Ports at Mumbai and Calcutta have been burdened with excess workforce requiring them to set aside a huge amount of money to meet pension requirements. The CPT has to take care of 30,000 past employees compared with 33,000 at the Mumbai port, 14,000 in Visakhapatnam and only 3,500 at Paradip.

According to Subhasish Bagchi, financial adviser and chief accounts officer of the CPT, any professional pension fund manager would require Rs 5,800 crore to meet the obligations. However, the CPT has only Rs 1,300 crore in its kitty. “This is why we aggressively park additional resources in this corpus,” he said.

The CPT earned an operational surplus of Rs 603.56 crore in the last fiscal against Rs 469.49 crore in 2014-15. However, dredging expenses and pension provisions are eating into it.

“If we had received the full contracted quota of subsidy and not parked Rs 1,100 crore additionally in the pension account, there could have been some profit at the net level,” Bagchi said.

Fresh investment

Krishna Babu, who had officiated as the chairman of Paradip, making him one of the very few executives to manage top three east coast ports in the country, raised the bar for the CPT by announcing an investment of Rs 1,256 crore in 2016-17 against Rs 462 crore last year.

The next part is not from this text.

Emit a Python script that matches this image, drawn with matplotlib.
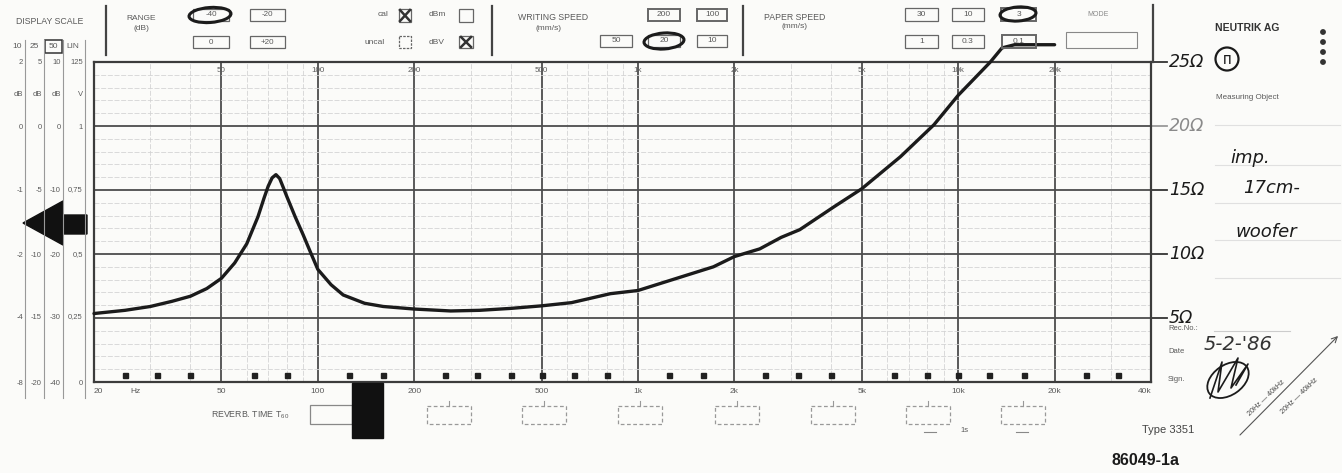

One of the key initiatives taken by port will be to popularise the transloading operation on high sea at Sandheads where big ships can anchor. The port is trying to reduce the cost of operation to attract more cargo. The shipping ministry has set a target of 53 million tonnes this fiscal compared with 50.195 million tonnes last fiscal. “We need to cut the cost of operation by at least Rs 150 per tonne to make it competitive compared with Dhamra,” Babu said.